When my jaw dropped (it really did), my boss was as surprised as I was. Scott Pilgrim is not yet particularly well known, and I don't seldom read graphic novels. I just happened to have read this particular series because it takes place in my old neighbourhood in Toronto (Bathurst and St. Clair) and features many local landmarks (like the Wychwood Library, where homeless people sleep in the carrels and ruin my studying!, or Lee's Palace, pictured above); because it's trendy and clever, informed in equal measure by Japanese anime and North American indie rock; and because Michael Cera is supposedly slated to star as Scott Pilgrim and I wanted to stay ahead of the hipster curve. (This is also why I want to read Watchmen before next year. The line between loser and hipster has never been as narrow as it is at the dawn of the twenty-first century.)

This has little to do with me and still less to do with my job. It did relate to the law in one small respect, however: after confirming that the artist was flesh and blood and in fact related to someone I knew, I felt bad about downloading his work off the internet.
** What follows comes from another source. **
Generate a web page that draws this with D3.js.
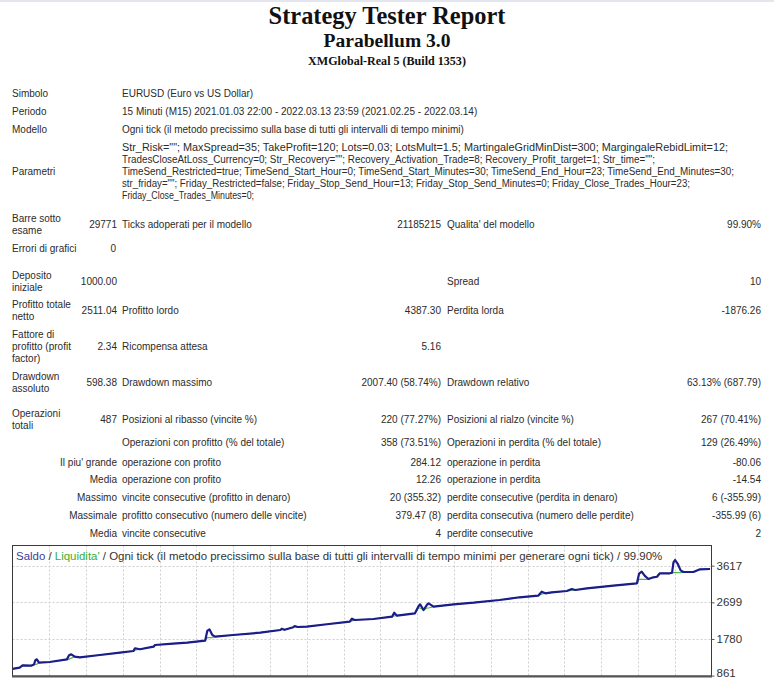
<!DOCTYPE html>
<html><head><meta charset="utf-8">
<script src="https://cdn.jsdelivr.net/npm/d3@7/dist/d3.min.js"></script>
<style>
html,body{margin:0;padding:0;background:#fff;overflow:hidden}
svg{display:block}
</style></head><body>
<svg id="c" width="774" height="680"></svg>
<script>
// ---- chart data ----
const tradeNo = [0,5,7,13,15,16,17,18.5,26,38,39.5,41,43.5,47,61,75,84.5,85.5,89,98.5,99.5,112,122,134.5,136,137.5,139.5,141.5,154,173,187,188,190,196,197,199,205.5,219.5,235.5,237,239,252,265,266.5,268.5,281,283.5,284.6,287,289.5,290.5,294,308,322,340,354,367,369.5,372,376.5,387,390.5,393,401,419.5,436,437.5,439.3,441.5,444,447.5,450,452,459,460.5,461.5,462.6,464.5,466.5,468.4,475.4,480,487];
const balance = [1030,1059,1115,1110,1140,1250,1270,1185,1202,1268,1370,1395,1335,1320,1378,1435,1478,1546,1521,1586,1628,1661,1686,1736,1980,2022,1880,1837,1879,1937,2005,2037,2010,2072,2105,2080,2087,2148,2213,2288,2255,2280,2338,2438,2363,2423,2600,2649,2506,2640,2674,2589,2649,2689,2757,2825,2865,2965,2925,2950,2983,3033,3008,3050,3116,3176,3420,3467,3360,3284,3326,3340,3427,3427,3440,3700,3760,3660,3500,3459,3459,3527,3534];
const equity  = [1030,1059,1115,1110,1140,1140,1150,1185,1202,1268,1268,1300,1335,1320,1378,1435,1478,1500,1521,1586,1628,1661,1686,1736,1812,1812,1812,1837,1879,1937,2005,2020,2010,2072,2080,2080,2087,2148,2213,2230,2255,2280,2338,2360,2363,2423,2556,2556,2506,2556,2556,2589,2649,2689,2757,2825,2865,2900,2925,2950,2983,3000,3008,3050,3116,3176,3276,3276,3276,3276,3326,3340,3427,3427,3442,3442,3442,3442,3442,3459,3459,3527,3534];
const yTickValues = [861,1780,2699,3617];
const totalTrades = 487;
const gridDivisions = 19;

const chartTitleParts = [
  {t:"Saldo", c:"#3d3d9a"},
  {t:" / ", c:"#333"},
  {t:"Liquidita'", c:"#35b035"},
  {t:" / Ogni tick (il metodo precissimo sulla base di tutti gli intervalli di tempo minimi per generare ogni tick) / 99.90%", c:"#333"}
];

// ---- report text ----
const headerLines = ["Strategy Tester Report","Parabellum 3.0","XMGlobal-Real 5 (Build 1353)"];
const paramLines = [
 'Str_Risk=""; MaxSpread=35; TakeProfit=120; Lots=0.03; LotsMult=1.5; MartingaleGridMinDist=300; MargingaleRebidLimit=12;',
 'TradesCloseAtLoss_Currency=0; Str_Recovery=""; Recovery_Activation_Trade=8; Recovery_Profit_target=1; Str_time="";',
 'TimeSend_Restricted=true; TimeSend_Start_Hour=0; TimeSend_Start_Minutes=30; TimeSend_End_Hour=23; TimeSend_End_Minutes=30;',
 'str_friday=""; Friday_Restricted=false; Friday_Stop_Send_Hour=13; Friday_Stop_Send_Minutes=0; Friday_Close_Trades_Hour=23;',
 'Friday_Close_Trades_Minutes=0;'
];
const paramLineWidths = [606, 533, 612, 568, 132];
// rows: [centerY, labelLines, value1, label2, value2, label3, value3]
const reportRows = [
 [93, ["Simbolo"], "", "EURUSD (Euro vs US Dollar)", "", "", ""],
 [111,["Periodo"], "", "15 Minuti (M15) 2021.01.03 22:00 - 2022.03.13 23:59 (2021.02.25 - 2022.03.14)", "", "", ""],
 [129,["Modello"], "", "Ogni tick (il metodo precissimo sulla base di tutti gli intervalli di tempo minimi)", "", "", ""],
 [171,["Parametri"], "", "", "", "", ""],
 [224,["Barre sotto","esame"], "29771", "Ticks adoperati per il modello", "21185215", "Qualita' del modello", "99.90%"],
 [248,["Errori di grafici"], "0", "", "", "", ""],
 [281,["Deposito","iniziale"], "1000.00", "", "", "Spread", "10"],
 [310,["Profitto totale","netto"], "2511.04", "Profitto lordo", "4387.30", "Perdita lorda", "-1876.26"],
 [346,["Fattore di","profitto (profit","factor)"], "2.34", "Ricompensa attesa", "5.16", "", ""],
 [382,["Drawdown","assoluto"], "598.38", "Drawdown massimo", "2007.40 (58.74%)", "Drawdown relativo", "63.13% (687.79)"],
 [419,["Operazioni","totali"], "487", "Posizioni al ribasso (vincite %)", "220 (77.27%)", "Posizioni al rialzo (vincite %)", "267 (70.41%)"],
 [442,[], "", "Operazioni con profitto (% del totale)", "358 (73.51%)", "Operazioni in perdita (% del totale)", "129 (26.49%)"],
 [462,[], "Il piu' grande", "operazione con profito", "284.12", "operazione in perdita", "-80.06"],
 [479,[], "Media", "operazione con profito", "12.26", "operazione in perdita", "-14.54"],
 [497,[], "Massimo", "vincite consecutive (profitto in denaro)", "20 (355.32)", "perdite consecutive (perdita in denaro)", "6 (-355.99)"],
 [515,[], "Massimale", "profitto consecutivo (numero delle vincite)", "379.47 (8)", "perdita consecutiva (numero delle perdite)", "-355.99 (6)"],
 [533,[], "Media", "vincite consecutive", "4", "perdite consecutive", "2"]
];

const svg = d3.select("#c");
const sans = '"Liberation Sans", Arial, sans-serif';
const serif = '"Liberation Serif", "Times New Roman", serif';
function fit(sel, w){
  const l = sel.node().getComputedTextLength();
  const fs = parseFloat(sel.attr("font-size"));
  if (l > 0) sel.attr("font-size", fs * w / l);
}

svg.append("rect").attr("x",0).attr("y",0).attr("width",774).attr("height",2).attr("fill","#e3e6ee");

// header
const hdr = [[24,24,237],[46.5,20,127],[64.5,12.5,158]];
headerLines.forEach((t,i)=>{
  const s = svg.append("text").attr("x",387).attr("y",hdr[i][0]).attr("text-anchor","middle")
    .attr("font-family",serif).attr("font-weight","bold").attr("font-size",hdr[i][1]).attr("fill","#111").text(t);
  fit(s, hdr[i][2]);
});

// report table
const col = {a:12, b:117, c:122, d:441, e:447, f:761};
const fs = 10, ink = "#2b2b2b", dy = 3.5;
const tg = svg.append("g").attr("font-family",sans).attr("font-size",fs).attr("fill",ink);
reportRows.forEach(r=>{
  const [cy, lab, v1, l2, v2, l3, v3] = r;
  const n = lab.length;
  lab.forEach((t,i)=>{
    tg.append("text").attr("x",col.a).attr("y",cy + (i-(n-1)/2)*12 + dy).text(t);
  });
  if (v1) tg.append("text").attr("x", v1==="0"?116:col.b).attr("y",cy+dy).attr("text-anchor","end").text(v1);
  if (l2) tg.append("text").attr("x",col.c).attr("y",cy+dy).text(l2);
  if (v2) tg.append("text").attr("x",col.d).attr("y",cy+dy).attr("text-anchor","end").text(v2);
  if (l3) tg.append("text").attr("x",col.e).attr("y",cy+dy).text(l3);
  if (v3) tg.append("text").attr("x",col.f).attr("y",cy+dy).attr("text-anchor","end").text(v3);
});
paramLines.forEach((t,i)=>{
  tg.append("text").attr("x",col.c).attr("y",147 + i*12.2 + dy)
    .attr("textLength",paramLineWidths[i]).attr("lengthAdjust","spacingAndGlyphs").text(t);
});

// ---- chart ----
const box = {l:12.5, t:545.5, r:711.5, b:676};
const x = d3.scaleLinear().domain([0,totalTrades]).range([box.l, 710]);
const y = d3.scaleLinear().domain([yTickValues[0], yTickValues[3]]).range([675.6, 565.7]);
const gx = d3.scaleLinear().domain([0,gridDivisions]).range([box.l, box.r]);

const cg = svg.append("g");
cg.append("rect").attr("x",box.l).attr("y",box.t).attr("width",box.r-box.l).attr("height",box.b-box.t)
  .attr("fill","#fff");
svg.append("clipPath").attr("id","clip").append("rect")
  .attr("x",box.l).attr("y",box.t).attr("width",box.r-box.l).attr("height",box.b-box.t);

// grid
cg.selectAll("line.vg").data(d3.range(1,gridDivisions)).join("line").attr("class","vg")
  .attr("x1",d=>Math.round(gx(d))+0.5).attr("x2",d=>Math.round(gx(d))+0.5)
  .attr("y1",box.t).attr("y2",box.b).attr("stroke","#cfcfcf").attr("stroke-dasharray","2,2");
cg.selectAll("line.hg").data(yTickValues.slice(1)).join("line").attr("class","hg")
  .attr("x1",box.l).attr("x2",box.r).attr("y1",d=>Math.round(y(d))+0.5).attr("y2",d=>Math.round(y(d))+0.5)
  .attr("stroke","#cfcfcf").attr("stroke-dasharray","2,2");

// chart title
const ct = cg.append("text").attr("x",16).attr("y",559.5).attr("font-family",sans).attr("font-size",11);
chartTitleParts.forEach(p=>ct.append("tspan").attr("fill",p.c).text(p.t));
fit(ct, 647);

// lines
const pts = tradeNo.map((n,i)=>({n, b:balance[i], e:equity[i]}));
const lg = cg.append("g").attr("clip-path","url(#clip)");
lg.append("path").datum(pts).attr("fill","none").attr("stroke","#4cbb4c").attr("stroke-width",1.2)
  .attr("d", d3.line().x(d=>x(d.n)).y(d=>y(d.e)));
lg.append("path").datum(pts).attr("fill","none").attr("stroke","#1c1c8a").attr("stroke-width",2.2)
  .attr("stroke-linejoin","round")
  .attr("d", d3.line().x(d=>x(d.n)).y(d=>y(d.b)));

// frame
cg.append("rect").attr("x",box.l).attr("y",box.t).attr("width",box.r-box.l).attr("height",box.b-box.t)
  .attr("fill","none").attr("stroke","#3a3a3a").attr("stroke-width",1);
cg.append("line").attr("x1",box.l-0.5).attr("x2",box.r+0.5).attr("y1",676.5).attr("y2",676.5)
  .attr("stroke","#555").attr("stroke-width",2);

// y axis
const ya = cg.append("g").attr("transform",`translate(${box.r},0)`)
  .call(d3.axisRight(y).tickValues(yTickValues).tickSize(3).tickPadding(2).tickFormat(d3.format("d")));
ya.select(".domain").remove();
ya.selectAll(".tick line").attr("stroke","#555");
ya.selectAll(".tick text").attr("font-family",sans).attr("font-size",11.5).attr("fill","#333")
  .attr("dy", d => d === yTickValues[0] ? "0.1em" : "0.32em");
</script>
</body></html>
Who knew: it turns out I'm opposed to illegal file-sharing when the victim has a face.

I'll probably go out and buy the Scott Pilgrim books for real. Soon. And Watchmen while I'm at it, in case Alan Moore turns out to be my cousin's babysitter or something.

Don't tell my boss I ripped off his son.

1 comment:

Ryan Marr said...

I find it odd that you would feel bad for ripping off his son when the whole conversation began with your boss randomly proclaiming "his eldest son is 'independently wealthy'".